» Short task:
All of the data should be repeated exactly; pictures are not part of the copy.

» Data lines:
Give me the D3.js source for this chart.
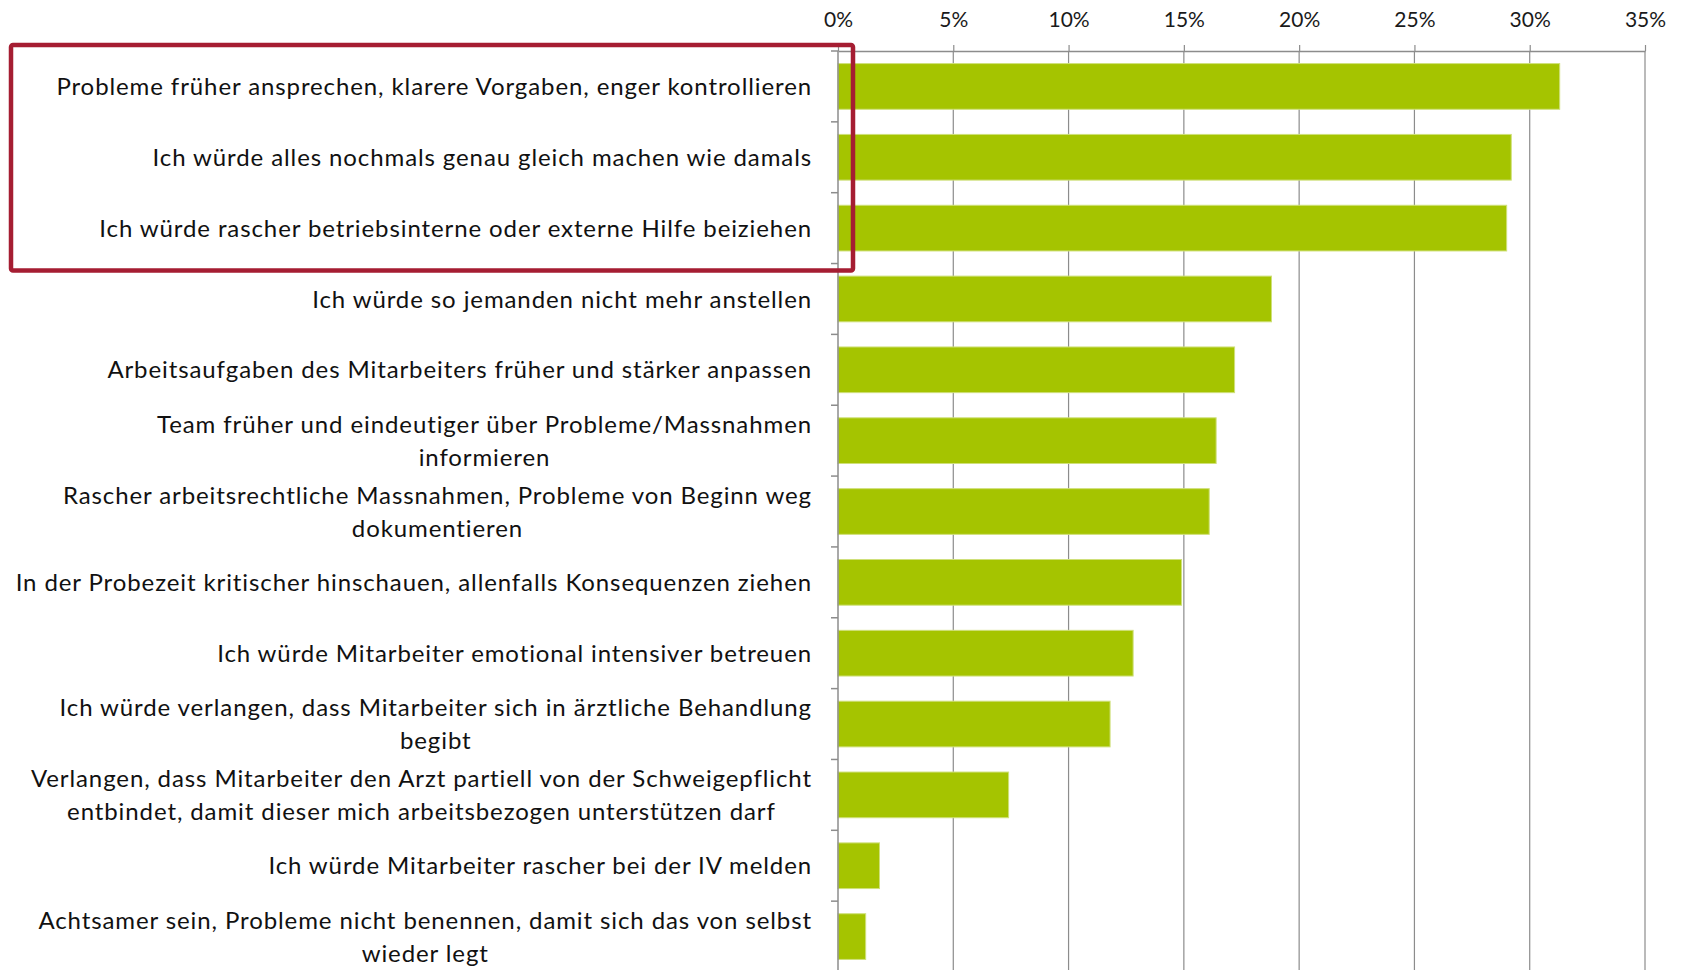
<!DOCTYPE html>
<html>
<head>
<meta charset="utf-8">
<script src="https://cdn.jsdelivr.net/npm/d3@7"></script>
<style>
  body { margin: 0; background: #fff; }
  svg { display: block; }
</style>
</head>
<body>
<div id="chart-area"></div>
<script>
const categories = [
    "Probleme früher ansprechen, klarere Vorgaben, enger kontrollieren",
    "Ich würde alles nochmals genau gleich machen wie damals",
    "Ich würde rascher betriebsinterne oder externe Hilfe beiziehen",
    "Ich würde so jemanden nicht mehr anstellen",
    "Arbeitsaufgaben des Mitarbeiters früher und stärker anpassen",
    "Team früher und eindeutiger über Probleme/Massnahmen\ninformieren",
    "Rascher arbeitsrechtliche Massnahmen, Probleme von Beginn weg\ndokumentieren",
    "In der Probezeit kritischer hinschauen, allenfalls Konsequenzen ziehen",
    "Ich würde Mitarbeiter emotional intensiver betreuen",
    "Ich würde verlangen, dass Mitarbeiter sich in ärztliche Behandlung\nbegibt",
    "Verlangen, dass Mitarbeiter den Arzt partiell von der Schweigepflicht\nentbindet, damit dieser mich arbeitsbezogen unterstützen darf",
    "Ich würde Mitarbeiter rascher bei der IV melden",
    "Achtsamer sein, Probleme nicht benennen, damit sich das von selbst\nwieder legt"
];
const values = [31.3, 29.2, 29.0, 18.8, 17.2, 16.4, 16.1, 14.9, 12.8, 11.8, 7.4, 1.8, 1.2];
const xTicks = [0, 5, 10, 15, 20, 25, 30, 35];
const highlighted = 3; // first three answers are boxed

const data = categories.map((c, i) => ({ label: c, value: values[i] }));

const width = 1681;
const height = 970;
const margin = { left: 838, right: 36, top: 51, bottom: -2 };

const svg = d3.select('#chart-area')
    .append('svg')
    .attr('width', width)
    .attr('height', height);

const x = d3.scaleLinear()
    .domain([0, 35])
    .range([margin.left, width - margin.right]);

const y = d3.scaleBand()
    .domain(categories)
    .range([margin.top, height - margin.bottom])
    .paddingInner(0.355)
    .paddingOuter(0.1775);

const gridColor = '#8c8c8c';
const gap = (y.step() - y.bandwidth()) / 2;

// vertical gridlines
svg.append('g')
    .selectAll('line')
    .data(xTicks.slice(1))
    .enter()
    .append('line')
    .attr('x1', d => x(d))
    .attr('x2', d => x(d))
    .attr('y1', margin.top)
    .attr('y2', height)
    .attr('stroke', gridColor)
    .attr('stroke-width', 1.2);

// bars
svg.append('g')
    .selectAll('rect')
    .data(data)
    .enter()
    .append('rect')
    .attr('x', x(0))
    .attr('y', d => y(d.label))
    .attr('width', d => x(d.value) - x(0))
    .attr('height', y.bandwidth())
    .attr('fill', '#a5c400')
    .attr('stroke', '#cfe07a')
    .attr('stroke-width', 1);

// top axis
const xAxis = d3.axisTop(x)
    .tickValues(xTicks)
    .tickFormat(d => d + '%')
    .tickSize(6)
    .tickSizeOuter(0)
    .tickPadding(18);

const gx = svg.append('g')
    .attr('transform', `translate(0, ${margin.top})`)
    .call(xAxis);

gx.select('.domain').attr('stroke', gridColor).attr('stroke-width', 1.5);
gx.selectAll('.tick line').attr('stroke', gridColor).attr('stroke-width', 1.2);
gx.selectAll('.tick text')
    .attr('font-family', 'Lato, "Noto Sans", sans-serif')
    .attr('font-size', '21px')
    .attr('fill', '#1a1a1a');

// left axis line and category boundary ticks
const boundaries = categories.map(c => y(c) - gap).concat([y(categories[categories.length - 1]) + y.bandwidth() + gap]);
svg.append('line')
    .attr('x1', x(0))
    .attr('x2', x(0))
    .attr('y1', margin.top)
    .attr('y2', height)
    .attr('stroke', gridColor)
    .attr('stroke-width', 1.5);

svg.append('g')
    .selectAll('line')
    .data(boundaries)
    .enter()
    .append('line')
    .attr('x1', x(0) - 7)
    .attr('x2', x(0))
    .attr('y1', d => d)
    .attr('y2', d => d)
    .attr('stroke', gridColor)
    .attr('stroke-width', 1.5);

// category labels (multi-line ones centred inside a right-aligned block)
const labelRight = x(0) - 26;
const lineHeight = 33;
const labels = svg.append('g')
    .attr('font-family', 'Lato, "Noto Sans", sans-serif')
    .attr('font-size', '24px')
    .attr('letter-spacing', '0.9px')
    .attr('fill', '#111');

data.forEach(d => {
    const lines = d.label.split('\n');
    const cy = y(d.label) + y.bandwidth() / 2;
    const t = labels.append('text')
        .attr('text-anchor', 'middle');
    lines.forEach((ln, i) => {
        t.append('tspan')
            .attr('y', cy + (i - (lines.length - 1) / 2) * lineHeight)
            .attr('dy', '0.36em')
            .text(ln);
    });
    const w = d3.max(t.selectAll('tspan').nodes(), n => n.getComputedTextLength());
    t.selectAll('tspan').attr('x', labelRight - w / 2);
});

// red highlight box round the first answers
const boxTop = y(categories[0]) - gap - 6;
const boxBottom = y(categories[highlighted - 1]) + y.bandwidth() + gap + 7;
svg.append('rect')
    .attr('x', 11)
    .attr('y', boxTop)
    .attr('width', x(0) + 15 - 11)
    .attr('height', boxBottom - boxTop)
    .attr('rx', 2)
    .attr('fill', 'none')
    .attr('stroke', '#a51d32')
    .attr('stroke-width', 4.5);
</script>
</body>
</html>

» Answer to the exercise:
Give me the D3.js source for this chart.
<!DOCTYPE html>
<html>
<head>
<meta charset="utf-8">
<script src="https://cdn.jsdelivr.net/npm/d3@7"></script>
<style>
  body { margin: 0; background: #fff; }
  svg { display: block; }
</style>
</head>
<body>
<div id="chart-area"></div>
<script>
const categories = [
    "Probleme früher ansprechen, klarere Vorgaben, enger kontrollieren",
    "Ich würde alles nochmals genau gleich machen wie damals",
    "Ich würde rascher betriebsinterne oder externe Hilfe beiziehen",
    "Ich würde so jemanden nicht mehr anstellen",
    "Arbeitsaufgaben des Mitarbeiters früher und stärker anpassen",
    "Team früher und eindeutiger über Probleme/Massnahmen\ninformieren",
    "Rascher arbeitsrechtliche Massnahmen, Probleme von Beginn weg\ndokumentieren",
    "In der Probezeit kritischer hinschauen, allenfalls Konsequenzen ziehen",
    "Ich würde Mitarbeiter emotional intensiver betreuen",
    "Ich würde verlangen, dass Mitarbeiter sich in ärztliche Behandlung\nbegibt",
    "Verlangen, dass Mitarbeiter den Arzt partiell von der Schweigepflicht\nentbindet, damit dieser mich arbeitsbezogen unterstützen darf",
    "Ich würde Mitarbeiter rascher bei der IV melden",
    "Achtsamer sein, Probleme nicht benennen, damit sich das von selbst\nwieder legt"
];
const values = [31.3, 29.2, 29.0, 18.8, 17.2, 16.4, 16.1, 14.9, 12.8, 11.8, 7.4, 1.8, 1.2];
const xTicks = [0, 5, 10, 15, 20, 25, 30, 35];
const highlighted = 3; // first three answers are boxed

const data = categories.map((c, i) => ({ label: c, value: values[i] }));

const width = 1681;
const height = 970;
const margin = { left: 838, right: 36, top: 51, bottom: -2 };

const svg = d3.select('#chart-area')
    .append('svg')
    .attr('width', width)
    .attr('height', height);

const x = d3.scaleLinear()
    .domain([0, 35])
    .range([margin.left, width - margin.right]);

const y = d3.scaleBand()
    .domain(categories)
    .range([margin.top, height - margin.bottom])
    .paddingInner(0.355)
    .paddingOuter(0.1775);

const gridColor = '#8c8c8c';
const gap = (y.step() - y.bandwidth()) / 2;

// vertical gridlines
svg.append('g')
    .selectAll('line')
    .data(xTicks.slice(1))
    .enter()
    .append('line')
    .attr('x1', d => x(d))
    .attr('x2', d => x(d))
    .attr('y1', margin.top)
    .attr('y2', height)
    .attr('stroke', gridColor)
    .attr('stroke-width', 1.2);

// bars
svg.append('g')
    .selectAll('rect')
    .data(data)
    .enter()
    .append('rect')
    .attr('x', x(0))
    .attr('y', d => y(d.label))
    .attr('width', d => x(d.value) - x(0))
    .attr('height', y.bandwidth())
    .attr('fill', '#a5c400')
    .attr('stroke', '#cfe07a')
    .attr('stroke-width', 1);

// top axis
const xAxis = d3.axisTop(x)
    .tickValues(xTicks)
    .tickFormat(d => d + '%')
    .tickSize(6)
    .tickSizeOuter(0)
    .tickPadding(18);

const gx = svg.append('g')
    .attr('transform', `translate(0, ${margin.top})`)
    .call(xAxis);

gx.select('.domain').attr('stroke', gridColor).attr('stroke-width', 1.5);
gx.selectAll('.tick line').attr('stroke', gridColor).attr('stroke-width', 1.2);
gx.selectAll('.tick text')
    .attr('font-family', 'Lato, "Noto Sans", sans-serif')
    .attr('font-size', '21px')
    .attr('fill', '#1a1a1a');

// left axis line and category boundary ticks
const boundaries = categories.map(c => y(c) - gap).concat([y(categories[categories.length - 1]) + y.bandwidth() + gap]);
svg.append('line')
    .attr('x1', x(0))
    .attr('x2', x(0))
    .attr('y1', margin.top)
    .attr('y2', height)
    .attr('stroke', gridColor)
    .attr('stroke-width', 1.5);

svg.append('g')
    .selectAll('line')
    .data(boundaries)
    .enter()
    .append('line')
    .attr('x1', x(0) - 7)
    .attr('x2', x(0))
    .attr('y1', d => d)
    .attr('y2', d => d)
    .attr('stroke', gridColor)
    .attr('stroke-width', 1.5);

// category labels (multi-line ones centred inside a right-aligned block)
const labelRight = x(0) - 26;
const lineHeight = 33;
const labels = svg.append('g')
    .attr('font-family', 'Lato, "Noto Sans", sans-serif')
    .attr('font-size', '24px')
    .attr('letter-spacing', '0.9px')
    .attr('fill', '#111');

data.forEach(d => {
    const lines = d.label.split('\n');
    const cy = y(d.label) + y.bandwidth() / 2;
    const t = labels.append('text')
        .attr('text-anchor', 'middle');
    lines.forEach((ln, i) => {
        t.append('tspan')
            .attr('y', cy + (i - (lines.length - 1) / 2) * lineHeight)
            .attr('dy', '0.36em')
            .text(ln);
    });
    const w = d3.max(t.selectAll('tspan').nodes(), n => n.getComputedTextLength());
    t.selectAll('tspan').attr('x', labelRight - w / 2);
});

// red highlight box round the first answers
const boxTop = y(categories[0]) - gap - 6;
const boxBottom = y(categories[highlighted - 1]) + y.bandwidth() + gap + 7;
svg.append('rect')
    .attr('x', 11)
    .attr('y', boxTop)
    .attr('width', x(0) + 15 - 11)
    .attr('height', boxBottom - boxTop)
    .attr('rx', 2)
    .attr('fill', 'none')
    .attr('stroke', '#a51d32')
    .attr('stroke-width', 4.5);
</script>
</body>
</html>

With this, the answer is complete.